Under the baobab: When any of us are unjustly persecuted, we all are
“Silence in the face of evil is itself evil. … Not to speak is to speak. Not to act is to act.” - Dietrich Bonhoeffer
We recently observed Holocaust Remembrance Day. It is important to remember that when any of us are unjustly persecuted we all are.
Sixty-two years ago, on the summer solstice in 1964, many of us gathered with fear and trepidation in Mississippi Freedom Houses: Stokely Carmichael, John Lewis, Charlie Cobb, Fannie Lou Hamer, Aaron Henry. We were there because we had been called by the Council of Federated Organizations (COFO) to register Black folks to vote and to test the Civil Rights bill recently passed by Congress. At the time less than 1% of the Negroes had been allowed to register. The Voting Rights Act was still a year away.
The Mississippi Summer project was the brainchild of SNCC, CORE, SCLC and The National Lawyers Guild. College student volunteers, mostly white, had been recruited to join the Movement. The idea being that the KKK, White Citizens Council and other white supremacist groups would not attack or kill white people. We were wrong.
Sitting tensely and fearfully we waited to hear from three of our brothers: James Chaney, a native Black Mississippian, and Mickey Schwerner and Andrew Goodman, two Jewish brothers from New York City. We never did. Their bodies were found weeks later. They had been lynched, by the KKK. As the authorities searched, they found several other bodies of Black folks killed by white supremacists. By killing them the racists hoped to scare away the white recruits.
It didn’t. I had come to Mississippi, scarred but committed. Not yet old enough to vote, I was haunted by the torturing and murder of a fellow Chicago teenager, Emmett Till, a few years before. Medgar Evers, president of the Mississippi NAACP had been gunned down in his driveway, in front of his family. My father had migrated to Chicago after watching the lynching of his friend.
We buried our comrades in separate graveyards. (Races were not legally permitted to mingle even in death.) Later we petitioned to be recognized by the Democratic National Convention in Atlantic City. We weren’t.
Martyrs for the cause have included people of all races, all beliefs. Jimmy, Andy and Mickey gave their lives so that all people would be free. Bonhoeffer, a Christian minister was executed by the Nazis for helping Jews escape persecution.
The struggle continues: Dozens of people marched from Pittsburgh to Moshannon Detention Center protesting the inhumane treatment of our people by ICE. Subu Vedam, recently exonerated after 42 years in prison, was detained in Moshannon the day of his release awaiting the result of an immigration appeal. Candles for Peace gather at the Allen Street Gates Mondays 5-5:30 p.m. Thompson Tuesdays stand 4:30-5:30 p.m. at Rep. Glenn Thompson’s Bellefonte Office.
Around town
Elsewhere in the community, Penn State Opera presented Non Piu Nascoste (Hidden No More) at the Recital Hall, directed by Dawn Pierce, with musical direction by Parker Konlle, based on an original script by Pierce, Beverly Patton, Marcia Tacconi and Cole Denton.

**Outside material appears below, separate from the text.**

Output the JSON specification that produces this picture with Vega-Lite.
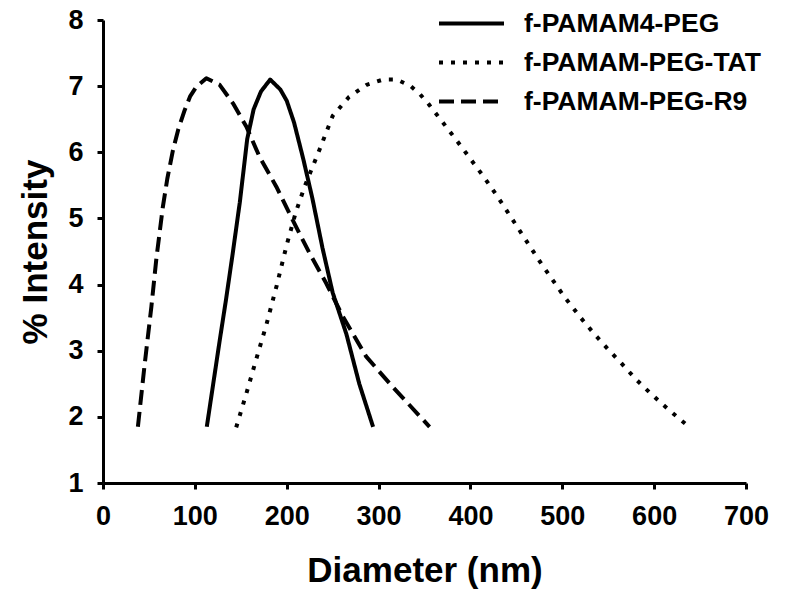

A packed hall listen to the pastiche opera, created by a collaboration of more than 50 students, faculty, staff and colleagues. Pierce and Tacconi had led seven grad students on an immersive research trip to Venice.
The School of Theatre (SOT) also sponsored a research trip for cast and crew to Detroit to prepare for the director project of Dominique Morisseau’s “Detroit 67,” directed by Marcus Jordan, featuring Kenikki Thompson, Jules Thermidor, Destiny Jean-Paul, Andrew Simmons and Maggie Danahue at the Downtown Theatre. SOT presented a contemporary production of Our Town, directed by Steve Snyder.
The 4th annual APIDA (Asian Pacific Islander Desi American) Festival will be held on Saturday, April 18, at MLK Plaza from noon to 5 p.m. Happy Earth Day!
Charles Dumas is a lifelong political activist, a professor emeritus from Penn State, and was the Democratic Party’s nominee for the U.S. Congress in 2012. He is a Lions Paw honoree. He lives in State College with his wife and partner of over 50 years.